Silverstone was first used for motorsport by an ad hoc group of friends who set up an impromptu race in September 1947. One of their number, Maurice Geoghegan, lived in nearby Silverstone village and was aware that the airfield was deserted. He and eleven other drivers raced over a two mile circuit, during the course of which Geoghegan himself ran over a sheep that had wandered onto the airfield. The sheep was killed and the car written off, and in the aftermath of this event the informal race became known as the Mutton Grand Prix.[3]
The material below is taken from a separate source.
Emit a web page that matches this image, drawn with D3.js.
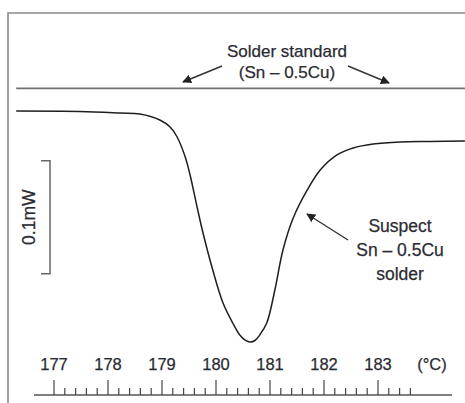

The next year the Royal Automobile Club took a lease on the airfield and set out a more formal racing circuit. Their first two races were held on the runways themselves, with long straights separated by tight hairpin corners, the track demarcated by hay bales. However, for the 1949 International Trophy meeting, it was decided to switch to the perimeter track. This arrangement was used for the 1950 and 1951 Grands Prix. In 1952 the start line was moved from the Farm Straight to the straight linking Woodcote and Copse corners, and this layout remained largely unaltered for the following 35 years. For the 1975 meeting a chicane was introduced to try and tame speeds through the mighty Woodcote Corner, and Bridge Corner was subtly rerouted in 1987 before the track underwent a major redesign between the 1990 and 1991 races. The reshaped track’s first F1 race was perhaps the most memorable of recent years, with Nigel Mansell coming home first in front of his home crowd. On his victory lap back to the pits Mansell even found time to pick up stranded rival Ayrton Senna and give him a lift on his side-pod, after Senna’s McLaren had run out of fuel on the final lap of the race.
Following the deaths of Senna and fellow Grand Prix driver Roland Ratzenberger at Imola in 1994, many Grand Prix circuits were modifed in order to reduce speed and increase driver safety. As a consequence of this the entry from Hangar Straight into Stowe Corner was modified in 1995 so as to make its entry less dangerous and, as a result, less challenging, and the flat-out Abbey kink was modified to a chicane in just 19 days before the 1994 GP.